Kalamazoo’s Greensky Bluegrass took to the stage for two sets of well thought out and executed mayhem, running through early staples, showing off new work, and paying homage to their inspiration by taking on songs like Billy Joel’s “Big Shot,” Bruce Hornsby’s “King Of The Hill,” and the Allman Brothers’ “One Way Out.” Known for their playful covers and heartfelt originals, this band can go from dead serious to bouncing off the walls in a matter of one jam in between two songs.
The smooth and familiar vocals of mandolinist Paul Hoffman layered with the crisp southern sound from guitarist Dave Bruzza are even more powerful when blended.

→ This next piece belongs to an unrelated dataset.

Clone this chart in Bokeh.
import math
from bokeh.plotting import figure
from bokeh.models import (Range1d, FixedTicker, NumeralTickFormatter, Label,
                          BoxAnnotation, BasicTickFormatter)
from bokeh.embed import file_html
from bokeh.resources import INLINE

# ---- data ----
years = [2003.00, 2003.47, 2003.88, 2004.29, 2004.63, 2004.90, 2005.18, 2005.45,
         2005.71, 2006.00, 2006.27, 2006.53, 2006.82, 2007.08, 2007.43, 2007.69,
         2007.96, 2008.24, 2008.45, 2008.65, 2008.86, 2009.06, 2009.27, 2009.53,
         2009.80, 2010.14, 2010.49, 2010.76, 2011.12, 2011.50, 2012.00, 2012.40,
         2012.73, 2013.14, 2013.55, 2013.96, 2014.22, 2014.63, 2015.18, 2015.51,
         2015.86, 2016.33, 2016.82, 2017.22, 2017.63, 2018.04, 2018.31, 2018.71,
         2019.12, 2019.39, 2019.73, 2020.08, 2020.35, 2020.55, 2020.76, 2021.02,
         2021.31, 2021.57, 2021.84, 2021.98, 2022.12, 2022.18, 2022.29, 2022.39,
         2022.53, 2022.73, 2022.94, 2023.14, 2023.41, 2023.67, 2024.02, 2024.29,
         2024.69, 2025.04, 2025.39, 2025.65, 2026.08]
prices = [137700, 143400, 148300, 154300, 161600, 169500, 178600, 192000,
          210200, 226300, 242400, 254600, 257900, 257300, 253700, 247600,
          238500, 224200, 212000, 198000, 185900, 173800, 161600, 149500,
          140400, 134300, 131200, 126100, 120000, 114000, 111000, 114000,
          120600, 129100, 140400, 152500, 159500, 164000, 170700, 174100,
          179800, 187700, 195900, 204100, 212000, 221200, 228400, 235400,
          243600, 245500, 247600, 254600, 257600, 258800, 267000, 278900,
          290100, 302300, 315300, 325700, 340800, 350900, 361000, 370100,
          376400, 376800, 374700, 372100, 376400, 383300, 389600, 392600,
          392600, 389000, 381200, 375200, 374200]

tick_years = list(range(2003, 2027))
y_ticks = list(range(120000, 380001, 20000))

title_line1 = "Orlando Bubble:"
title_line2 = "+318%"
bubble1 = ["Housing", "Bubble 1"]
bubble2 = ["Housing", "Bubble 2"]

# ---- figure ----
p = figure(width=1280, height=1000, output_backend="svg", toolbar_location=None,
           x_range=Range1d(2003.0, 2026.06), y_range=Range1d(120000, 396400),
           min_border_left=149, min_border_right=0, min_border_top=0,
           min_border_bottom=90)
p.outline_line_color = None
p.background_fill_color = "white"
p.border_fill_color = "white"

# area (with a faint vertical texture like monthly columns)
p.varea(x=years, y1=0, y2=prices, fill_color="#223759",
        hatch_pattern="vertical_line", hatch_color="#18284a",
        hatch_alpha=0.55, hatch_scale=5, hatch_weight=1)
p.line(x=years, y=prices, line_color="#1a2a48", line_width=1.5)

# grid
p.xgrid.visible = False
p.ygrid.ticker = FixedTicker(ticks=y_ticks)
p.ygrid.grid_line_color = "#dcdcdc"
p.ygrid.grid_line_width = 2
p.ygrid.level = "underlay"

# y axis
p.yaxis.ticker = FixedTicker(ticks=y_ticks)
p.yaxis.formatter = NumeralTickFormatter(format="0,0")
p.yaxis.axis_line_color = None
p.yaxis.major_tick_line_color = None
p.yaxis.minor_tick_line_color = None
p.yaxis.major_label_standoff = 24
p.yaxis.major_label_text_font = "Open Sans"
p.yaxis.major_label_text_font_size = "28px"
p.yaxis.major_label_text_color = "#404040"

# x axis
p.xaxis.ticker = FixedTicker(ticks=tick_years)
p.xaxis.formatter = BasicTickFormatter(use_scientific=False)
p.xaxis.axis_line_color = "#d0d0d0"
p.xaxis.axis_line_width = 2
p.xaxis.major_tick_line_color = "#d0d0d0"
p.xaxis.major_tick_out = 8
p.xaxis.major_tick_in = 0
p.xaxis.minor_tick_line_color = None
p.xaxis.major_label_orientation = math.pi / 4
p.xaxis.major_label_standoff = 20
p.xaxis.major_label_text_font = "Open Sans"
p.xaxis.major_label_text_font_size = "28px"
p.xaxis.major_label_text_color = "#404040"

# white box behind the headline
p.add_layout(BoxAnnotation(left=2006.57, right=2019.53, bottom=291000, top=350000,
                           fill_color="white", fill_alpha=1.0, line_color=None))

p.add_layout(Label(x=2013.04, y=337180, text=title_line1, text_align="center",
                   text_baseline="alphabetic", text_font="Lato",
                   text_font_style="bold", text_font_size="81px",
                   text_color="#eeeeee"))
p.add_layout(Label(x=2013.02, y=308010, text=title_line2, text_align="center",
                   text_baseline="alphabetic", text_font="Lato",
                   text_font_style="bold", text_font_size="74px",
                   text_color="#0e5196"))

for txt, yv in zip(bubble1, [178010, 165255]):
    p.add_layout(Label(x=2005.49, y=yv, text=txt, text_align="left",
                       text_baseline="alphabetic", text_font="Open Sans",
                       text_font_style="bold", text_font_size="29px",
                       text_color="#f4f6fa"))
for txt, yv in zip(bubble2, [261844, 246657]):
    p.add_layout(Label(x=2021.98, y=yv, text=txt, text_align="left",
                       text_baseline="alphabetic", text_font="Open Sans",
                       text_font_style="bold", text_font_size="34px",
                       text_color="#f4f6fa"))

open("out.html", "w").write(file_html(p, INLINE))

Fan favorites like “Dustbowl Overtures,” “Just To Lie,” and “Don’t Lie” came in the first set, with the latter two taking off with instrumental exploration. Set two followed up with unique heavy hitters like “No Idea,” “Georgia Mail,” “Old Barns,” before closing out the second half of the show with “Leap Year.” Their encore of the Greensky original “Forget Everything” was followed with the Allman Brothers cover, just a few blocks away from where the old Fillmore East used to be.
Despite Horseshoes and Hand Grenades being new to the area, it’s safe to say that they made a few fans at Irving Plaza thanks to the guys in Greensky Bluegrass. As the jam-grass brigade from Michigan continues to increase in venue size, it begs the question of what’s next, and where the green sky ends and the bluegrass begins.